Abstract

The objective of this paper is to determine how speculative capital flows, as described by the modern stock equilibrium theory, affect the stability of the path of the exchange rate under crawling peg systems. Because of the recent emphasis on objective indicators in discussions of reform of the international adjustment mechanism, the paper investigates this question with a single-country model in which the rate of crawl chosen by the authorities depends on both the level and rate of change of the country's reserves. The model therefore embraces as special cases a pure reserve change target system, originally proposed by Meade (1964) and Williamson (1965) and more recently expounded by Cooper (1970), and a pure reserve stock target system, exemplified by Willett's (1970) plan and the recent proposal of the US Government (1973). The principal finding of this paper is that speculative capital movements destabilize the hybrid target and the pure reserve change target systems because exchange rate expectations are likely to be partly extrapolative.
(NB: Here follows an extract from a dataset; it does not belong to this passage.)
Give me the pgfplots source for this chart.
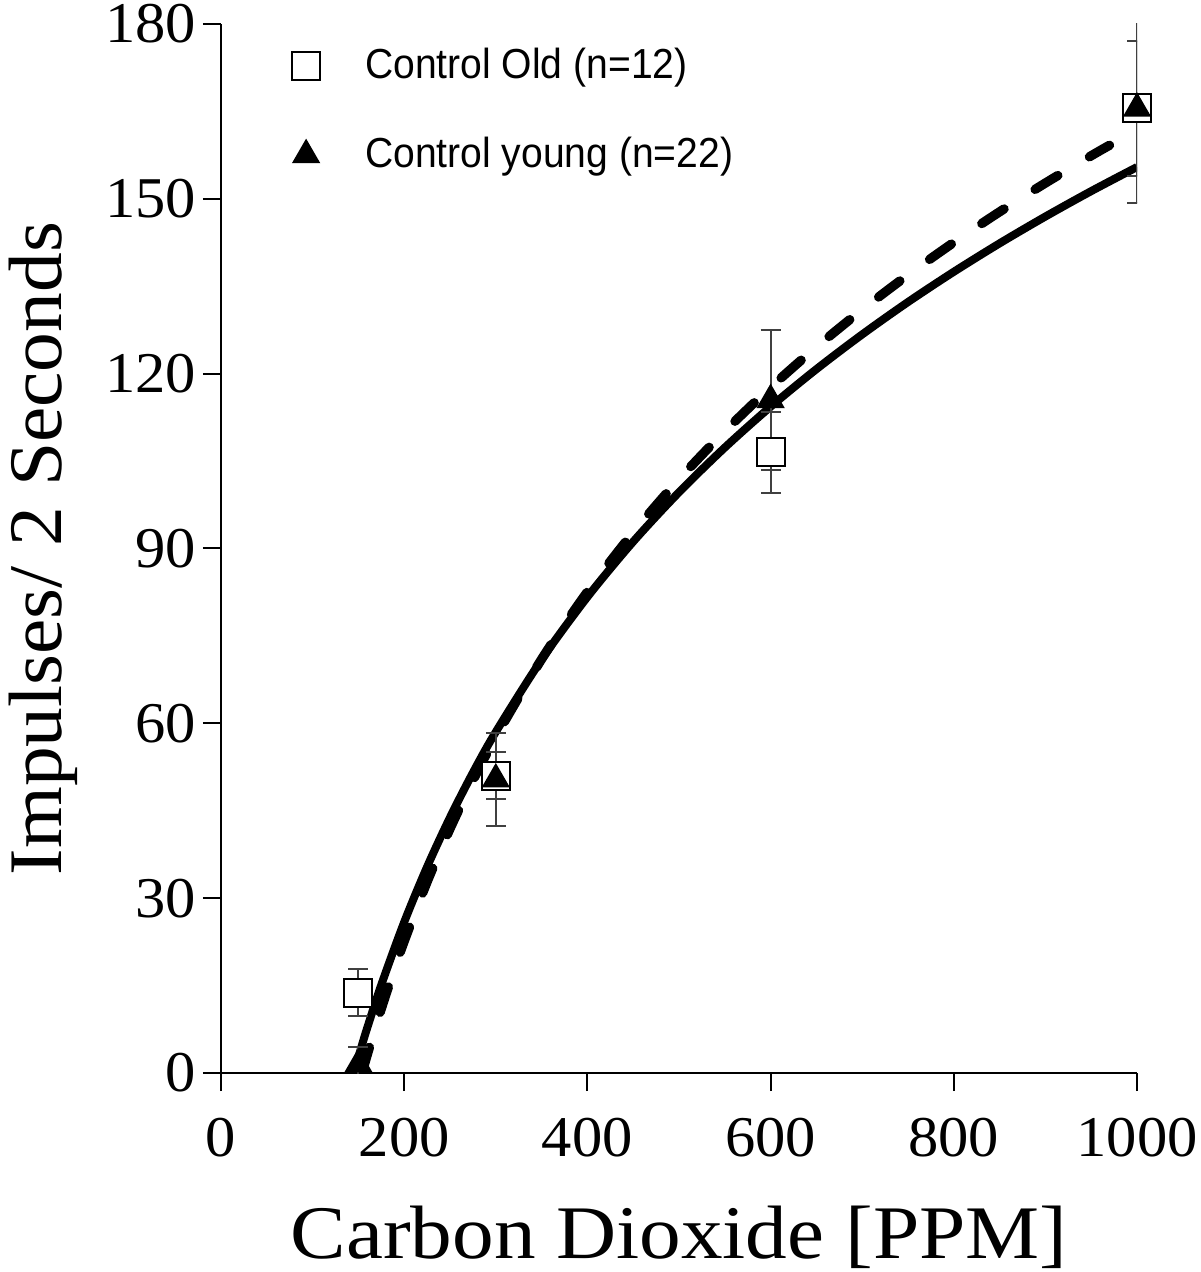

Such expectations also destabilize a pure reserve stock target system if the authorities glide the exchange rate too quickly or if an upward crawl of the country's exchange rate produces a net speculative capital'inflow. Furthermore, to determine whether either condition exists requires accurate knowledge of the parameters underlying speculative capital movements. Throughout the paper I will assume that domestic variables that influence the balance of payments-output, the price level and interest rates-are exogenous. The authorities can control interest rates by employing sterilization operations, but they do not use them to prevent speculative capital flows. With the exchange rate now available for external purposes, the central bank can concentrate its monetary policy on domestic objectives.